In 1984 he was appointed medical health officer for the City of Vancouver and promptly hit the front pages, where as he says, “I fought AIDS (and the provincial government of the day) in the front pages of the newspapers…  trying to get the message out.”

He never looked back. He retired from his position as chief medical health officer for Vancouver Coastal Health 23 years later in June 2007. He worked with two mayors who later became provincial premiers and one who went on to become a senator. He helped cement the dictum that municipalities have a critical role to play in both protecting and promoting the health of their publics. Working with Philip Owen, Vancouver’s longest-serving mayor, he helped set the stage for the opening of North America’s first (and so far only) supervised injection site, Insite, as a scientific-medical pilot project. Working with the city’s present mayor, John sat on the medical advisory board of the Chronic Addiction Substitution Trial (CAST). Another innovative initiative aimed at combating the public health threats of substance abuse, mental health, homelessness, and bloodborne diseases.

John has also written more than 20 books, mostly on honors, decorations, medals, and airplanes. Most recently, two volumes have celebrated the world of public health in BC and Vancouver and have paid a special tribute to the often unsung heroes, environmental health officers.

He is the recipient of an impressive set of awards including the Order of Canada in 1994 for his work in public health and the Queen’s Golden Jubilee Medal in 2002. He was named Canadian Health Hero by the Pan American Health Organization in 2002. He received the Silver Medal of Service from the BCMA in 2005, and the Order of British Columbia in 2007, again in recognition of his work in public health. 

John also served for 39 years in the Canadian Forces Reserves, retiring in 2000 with the rank of commander and the position of senior naval reserve medical advisor. He represented Canada from 1989 to 1995 at NATO as the head of the Canadian Forces Reserve Medical Group.

John has been long married to Carol, a general practitioner in Surrey and, according to his four children, a “real doctor.” Wikipedia also notes that he is a “scrappy” hockey player.

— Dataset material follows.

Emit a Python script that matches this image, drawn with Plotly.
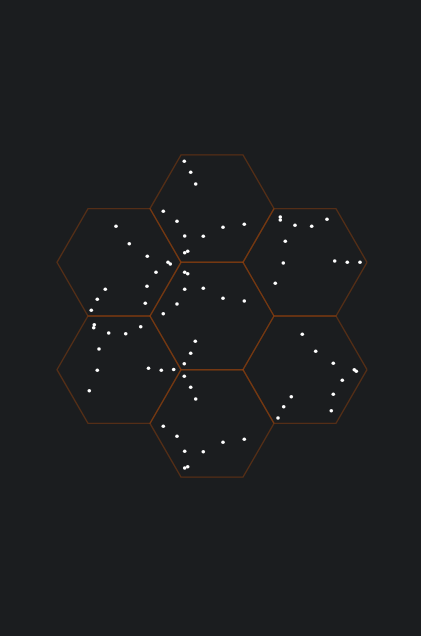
import math
import plotly.graph_objects as go

# Hexagon cell centres (canvas units, y grows downward) and circumradius
hex_cx = [212, 119, 305, 212, 119, 305, 212]
hex_cy = [208.6, 262.3, 262.3, 316, 369.7, 369.7, 423.4]
hex_radius = 62

# Scatter points
pt_x = [184.3, 190.7, 195.7, 163.3, 177, 223, 244.3, 184.7, 203.3, 187.7, 184.7,
        116, 129.3, 147.3, 156, 147, 105.3, 145.3, 97.3, 91.3,
        168, 170.3,
        280.3, 280.3, 327, 295, 311.7, 285.3, 283.3, 334.7, 347.3, 360, 275.3,
        184.7, 187.7, 184.7, 203.3, 223, 244.3, 177, 163.3, 195.3, 190.7, 184.3, 173.7, 184.3,
        94.3, 93.7, 108.7, 125.7, 140.7, 99, 97.3, 148.5, 161.3, 89.3,
        302.3, 315.7, 333.3, 354.3, 356.3, 342.3, 333.3, 291.3, 283.7, 331.3, 278,
        190.7, 195.7, 163.3, 177, 223, 244.3, 184.7, 203.3, 187.7, 184.7]
pt_y = [161.3, 172.3, 184, 211.3, 221.3, 227.3, 224.3, 236, 236.3, 251.3, 252.7,
        226.3, 243.7, 256.3, 272.3, 286.3, 289.3, 303.3, 299.3, 310.3,
        262.3, 264,
        217, 220, 219.3, 225.3, 226.3, 241.3, 263, 261, 262.3, 262.3, 283.3,
        272.3, 273.7, 289.3, 288.3, 298.3, 301, 304, 313.7, 341.3, 353.3, 363.7, 369.5, 376.3,
        324.7, 327.7, 333, 333.7, 326.7, 349, 370.3, 368.3, 370.2, 390.7,
        334.3, 351.3, 363.3, 369.7, 371.3, 380.3, 394.3, 396.7, 406.7, 410.7, 418,
        387.3, 399, 426.3, 436.3, 442.3, 439.3, 451.3, 451.7, 466.7, 468]

BG = "#1b1d1f"
fig = go.Figure()

for cx, cy in zip(hex_cx, hex_cy):
    xs, ys = [], []
    for k in range(7):
        a = math.radians(60 * k)
        xs.append(cx + hex_radius * math.cos(a))
        ys.append(cy + hex_radius * math.sin(a))
    fig.add_trace(go.Scatter(x=xs, y=ys, mode="lines",
                             line=dict(color="rgba(165,72,12,0.42)", width=1.4),
                             hoverinfo="skip", showlegend=False))

fig.add_trace(go.Scatter(x=pt_x, y=pt_y, mode="markers",
                         marker=dict(color="white", size=3.6, line=dict(width=0)),
                         showlegend=False))

fig.update_layout(
    width=421, height=636,
    margin=dict(l=0, r=0, t=0, b=0),
    paper_bgcolor=BG, plot_bgcolor=BG,
    xaxis=dict(range=[0, 421], visible=False, fixedrange=True),
    yaxis=dict(range=[636, 0], visible=False, fixedrange=True),
)

fig.write_html("out.html")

I have known him as a highly re­spected public health physician, a mentor and a leader, a man who always spoke truth to power (usually clearly and succinctly), a supporter of the discipline, art, and science of public health, a worthy descendant of Ru­dolph Virchow and Charles Hastings, a superb communicator, and a respected colleague.

Acknowledgment
Thanks to Dr Shaun Peck, previous deputy provincial health officer, for input.

 

 


A distinguished military career (L-R): Governor General's foot guards, RCAF, Navy green uniform, Navy whites, and finally retirement in Navy Blue.


 


Dr Blatherwick as known to city of Vancouver residents.


 


Take-off in the Harvard from the Museum of Flight, Langley.


 


Pictured here with wife, Dr Carol Blatherwick.


 

 

Perry Kendall, OBC, MBBS, MSc, FRCPC. Dr John Blatherwick—An appreciation. BCMJ, Vol. 49, No. 10, December, 2007, Page(s) 578 - Physician Spotlight.